## [DESCRIPTION OF THE TASK]
Reproduce the listing below character for character; drop every image.

## [STORED DATA]
-----

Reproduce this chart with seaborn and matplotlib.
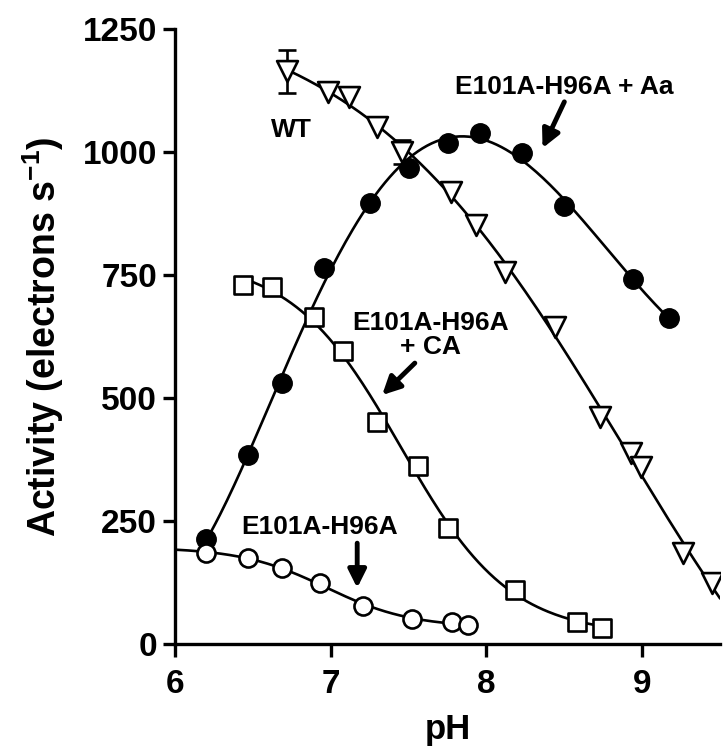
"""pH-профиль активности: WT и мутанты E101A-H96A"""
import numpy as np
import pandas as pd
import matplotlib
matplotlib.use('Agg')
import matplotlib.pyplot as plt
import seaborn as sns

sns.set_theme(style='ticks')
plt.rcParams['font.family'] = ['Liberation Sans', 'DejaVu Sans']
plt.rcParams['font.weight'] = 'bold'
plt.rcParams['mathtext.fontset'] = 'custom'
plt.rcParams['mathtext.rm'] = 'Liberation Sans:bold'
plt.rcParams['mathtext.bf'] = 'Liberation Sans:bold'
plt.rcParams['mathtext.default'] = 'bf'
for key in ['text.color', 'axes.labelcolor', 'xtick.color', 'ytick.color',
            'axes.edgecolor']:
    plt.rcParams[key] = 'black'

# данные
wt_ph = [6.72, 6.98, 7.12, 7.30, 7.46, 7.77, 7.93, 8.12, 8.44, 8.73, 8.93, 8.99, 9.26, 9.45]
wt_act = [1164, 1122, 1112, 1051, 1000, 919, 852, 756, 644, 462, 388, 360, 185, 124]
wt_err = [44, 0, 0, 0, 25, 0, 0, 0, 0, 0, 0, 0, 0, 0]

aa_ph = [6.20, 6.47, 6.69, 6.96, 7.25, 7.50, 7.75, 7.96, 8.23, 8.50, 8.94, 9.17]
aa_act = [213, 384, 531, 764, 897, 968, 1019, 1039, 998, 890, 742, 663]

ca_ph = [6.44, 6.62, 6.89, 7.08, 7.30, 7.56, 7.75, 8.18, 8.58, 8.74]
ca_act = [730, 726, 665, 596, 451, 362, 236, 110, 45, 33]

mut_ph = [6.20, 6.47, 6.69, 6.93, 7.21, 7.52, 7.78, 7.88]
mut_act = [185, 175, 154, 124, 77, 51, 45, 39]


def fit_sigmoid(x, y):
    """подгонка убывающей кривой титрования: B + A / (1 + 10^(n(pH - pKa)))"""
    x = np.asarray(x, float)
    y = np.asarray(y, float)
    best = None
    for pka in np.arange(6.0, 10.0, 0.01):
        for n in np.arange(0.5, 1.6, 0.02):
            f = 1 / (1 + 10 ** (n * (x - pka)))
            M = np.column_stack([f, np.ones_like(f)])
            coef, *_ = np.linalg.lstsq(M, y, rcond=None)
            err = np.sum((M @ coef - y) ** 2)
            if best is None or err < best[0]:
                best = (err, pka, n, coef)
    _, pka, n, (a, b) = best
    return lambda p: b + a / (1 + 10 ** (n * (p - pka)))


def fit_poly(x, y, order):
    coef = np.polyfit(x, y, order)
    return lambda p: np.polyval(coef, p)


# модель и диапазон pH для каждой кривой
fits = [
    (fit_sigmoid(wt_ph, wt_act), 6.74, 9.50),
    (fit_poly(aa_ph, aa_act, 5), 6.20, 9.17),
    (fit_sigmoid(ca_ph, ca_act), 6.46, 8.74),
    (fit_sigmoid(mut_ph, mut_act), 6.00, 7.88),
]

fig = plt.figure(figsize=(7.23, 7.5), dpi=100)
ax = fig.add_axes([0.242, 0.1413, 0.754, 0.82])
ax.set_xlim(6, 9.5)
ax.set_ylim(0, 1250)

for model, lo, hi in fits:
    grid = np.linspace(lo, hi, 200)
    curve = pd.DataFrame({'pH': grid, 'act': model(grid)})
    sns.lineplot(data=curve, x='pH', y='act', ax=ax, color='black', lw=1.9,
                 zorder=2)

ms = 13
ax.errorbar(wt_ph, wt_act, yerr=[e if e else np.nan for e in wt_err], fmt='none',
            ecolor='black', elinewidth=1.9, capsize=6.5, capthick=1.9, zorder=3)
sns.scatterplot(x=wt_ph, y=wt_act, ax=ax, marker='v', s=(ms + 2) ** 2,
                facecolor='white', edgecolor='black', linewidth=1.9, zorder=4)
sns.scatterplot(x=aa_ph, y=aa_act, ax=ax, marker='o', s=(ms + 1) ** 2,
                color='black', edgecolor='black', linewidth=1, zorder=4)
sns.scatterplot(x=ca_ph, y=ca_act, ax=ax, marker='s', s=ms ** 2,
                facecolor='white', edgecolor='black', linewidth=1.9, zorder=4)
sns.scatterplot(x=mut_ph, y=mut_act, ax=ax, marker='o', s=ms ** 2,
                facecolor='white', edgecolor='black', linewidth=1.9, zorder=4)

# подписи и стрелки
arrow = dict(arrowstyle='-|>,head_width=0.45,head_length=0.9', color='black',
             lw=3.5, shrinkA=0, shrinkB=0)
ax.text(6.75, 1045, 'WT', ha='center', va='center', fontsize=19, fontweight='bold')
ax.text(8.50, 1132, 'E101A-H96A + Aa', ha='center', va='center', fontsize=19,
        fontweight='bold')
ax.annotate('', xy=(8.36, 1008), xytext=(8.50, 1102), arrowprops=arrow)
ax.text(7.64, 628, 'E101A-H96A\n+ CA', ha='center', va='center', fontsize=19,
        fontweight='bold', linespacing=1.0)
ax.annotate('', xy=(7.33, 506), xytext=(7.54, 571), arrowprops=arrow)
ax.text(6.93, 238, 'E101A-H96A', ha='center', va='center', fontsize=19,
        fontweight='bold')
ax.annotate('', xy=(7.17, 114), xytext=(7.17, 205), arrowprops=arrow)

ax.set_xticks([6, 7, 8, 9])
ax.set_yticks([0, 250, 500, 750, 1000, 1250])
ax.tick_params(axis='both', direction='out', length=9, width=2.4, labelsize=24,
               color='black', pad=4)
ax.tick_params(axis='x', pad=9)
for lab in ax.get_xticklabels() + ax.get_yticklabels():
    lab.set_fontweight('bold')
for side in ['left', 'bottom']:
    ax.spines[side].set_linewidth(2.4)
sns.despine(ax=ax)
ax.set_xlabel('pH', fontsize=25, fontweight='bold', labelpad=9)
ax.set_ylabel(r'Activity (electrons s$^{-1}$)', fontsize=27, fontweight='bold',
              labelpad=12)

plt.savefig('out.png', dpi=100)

-----

## [SOLUTION TO THE PROBLEM]
Reproduce this chart with seaborn and matplotlib.
"""pH-профиль активности: WT и мутанты E101A-H96A"""
import numpy as np
import pandas as pd
import matplotlib
matplotlib.use('Agg')
import matplotlib.pyplot as plt
import seaborn as sns

sns.set_theme(style='ticks')
plt.rcParams['font.family'] = ['Liberation Sans', 'DejaVu Sans']
plt.rcParams['font.weight'] = 'bold'
plt.rcParams['mathtext.fontset'] = 'custom'
plt.rcParams['mathtext.rm'] = 'Liberation Sans:bold'
plt.rcParams['mathtext.bf'] = 'Liberation Sans:bold'
plt.rcParams['mathtext.default'] = 'bf'
for key in ['text.color', 'axes.labelcolor', 'xtick.color', 'ytick.color',
            'axes.edgecolor']:
    plt.rcParams[key] = 'black'

# данные
wt_ph = [6.72, 6.98, 7.12, 7.30, 7.46, 7.77, 7.93, 8.12, 8.44, 8.73, 8.93, 8.99, 9.26, 9.45]
wt_act = [1164, 1122, 1112, 1051, 1000, 919, 852, 756, 644, 462, 388, 360, 185, 124]
wt_err = [44, 0, 0, 0, 25, 0, 0, 0, 0, 0, 0, 0, 0, 0]

aa_ph = [6.20, 6.47, 6.69, 6.96, 7.25, 7.50, 7.75, 7.96, 8.23, 8.50, 8.94, 9.17]
aa_act = [213, 384, 531, 764, 897, 968, 1019, 1039, 998, 890, 742, 663]

ca_ph = [6.44, 6.62, 6.89, 7.08, 7.30, 7.56, 7.75, 8.18, 8.58, 8.74]
ca_act = [730, 726, 665, 596, 451, 362, 236, 110, 45, 33]

mut_ph = [6.20, 6.47, 6.69, 6.93, 7.21, 7.52, 7.78, 7.88]
mut_act = [185, 175, 154, 124, 77, 51, 45, 39]


def fit_sigmoid(x, y):
    """подгонка убывающей кривой титрования: B + A / (1 + 10^(n(pH - pKa)))"""
    x = np.asarray(x, float)
    y = np.asarray(y, float)
    best = None
    for pka in np.arange(6.0, 10.0, 0.01):
        for n in np.arange(0.5, 1.6, 0.02):
            f = 1 / (1 + 10 ** (n * (x - pka)))
            M = np.column_stack([f, np.ones_like(f)])
            coef, *_ = np.linalg.lstsq(M, y, rcond=None)
            err = np.sum((M @ coef - y) ** 2)
            if best is None or err < best[0]:
                best = (err, pka, n, coef)
    _, pka, n, (a, b) = best
    return lambda p: b + a / (1 + 10 ** (n * (p - pka)))


def fit_poly(x, y, order):
    coef = np.polyfit(x, y, order)
    return lambda p: np.polyval(coef, p)


# модель и диапазон pH для каждой кривой
fits = [
    (fit_sigmoid(wt_ph, wt_act), 6.74, 9.50),
    (fit_poly(aa_ph, aa_act, 5), 6.20, 9.17),
    (fit_sigmoid(ca_ph, ca_act), 6.46, 8.74),
    (fit_sigmoid(mut_ph, mut_act), 6.00, 7.88),
]

fig = plt.figure(figsize=(7.23, 7.5), dpi=100)
ax = fig.add_axes([0.242, 0.1413, 0.754, 0.82])
ax.set_xlim(6, 9.5)
ax.set_ylim(0, 1250)

for model, lo, hi in fits:
    grid = np.linspace(lo, hi, 200)
    curve = pd.DataFrame({'pH': grid, 'act': model(grid)})
    sns.lineplot(data=curve, x='pH', y='act', ax=ax, color='black', lw=1.9,
                 zorder=2)

ms = 13
ax.errorbar(wt_ph, wt_act, yerr=[e if e else np.nan for e in wt_err], fmt='none',
            ecolor='black', elinewidth=1.9, capsize=6.5, capthick=1.9, zorder=3)
sns.scatterplot(x=wt_ph, y=wt_act, ax=ax, marker='v', s=(ms + 2) ** 2,
                facecolor='white', edgecolor='black', linewidth=1.9, zorder=4)
sns.scatterplot(x=aa_ph, y=aa_act, ax=ax, marker='o', s=(ms + 1) ** 2,
                color='black', edgecolor='black', linewidth=1, zorder=4)
sns.scatterplot(x=ca_ph, y=ca_act, ax=ax, marker='s', s=ms ** 2,
                facecolor='white', edgecolor='black', linewidth=1.9, zorder=4)
sns.scatterplot(x=mut_ph, y=mut_act, ax=ax, marker='o', s=ms ** 2,
                facecolor='white', edgecolor='black', linewidth=1.9, zorder=4)

# подписи и стрелки
arrow = dict(arrowstyle='-|>,head_width=0.45,head_length=0.9', color='black',
             lw=3.5, shrinkA=0, shrinkB=0)
ax.text(6.75, 1045, 'WT', ha='center', va='center', fontsize=19, fontweight='bold')
ax.text(8.50, 1132, 'E101A-H96A + Aa', ha='center', va='center', fontsize=19,
        fontweight='bold')
ax.annotate('', xy=(8.36, 1008), xytext=(8.50, 1102), arrowprops=arrow)
ax.text(7.64, 628, 'E101A-H96A\n+ CA', ha='center', va='center', fontsize=19,
        fontweight='bold', linespacing=1.0)
ax.annotate('', xy=(7.33, 506), xytext=(7.54, 571), arrowprops=arrow)
ax.text(6.93, 238, 'E101A-H96A', ha='center', va='center', fontsize=19,
        fontweight='bold')
ax.annotate('', xy=(7.17, 114), xytext=(7.17, 205), arrowprops=arrow)

ax.set_xticks([6, 7, 8, 9])
ax.set_yticks([0, 250, 500, 750, 1000, 1250])
ax.tick_params(axis='both', direction='out', length=9, width=2.4, labelsize=24,
               color='black', pad=4)
ax.tick_params(axis='x', pad=9)
for lab in ax.get_xticklabels() + ax.get_yticklabels():
    lab.set_fontweight('bold')
for side in ['left', 'bottom']:
    ax.spines[side].set_linewidth(2.4)
sns.despine(ax=ax)
ax.set_xlabel('pH', fontsize=25, fontweight='bold', labelpad=9)
ax.set_ylabel(r'Activity (electrons s$^{-1}$)', fontsize=27, fontweight='bold',
              labelpad=12)

plt.savefig('out.png', dpi=100)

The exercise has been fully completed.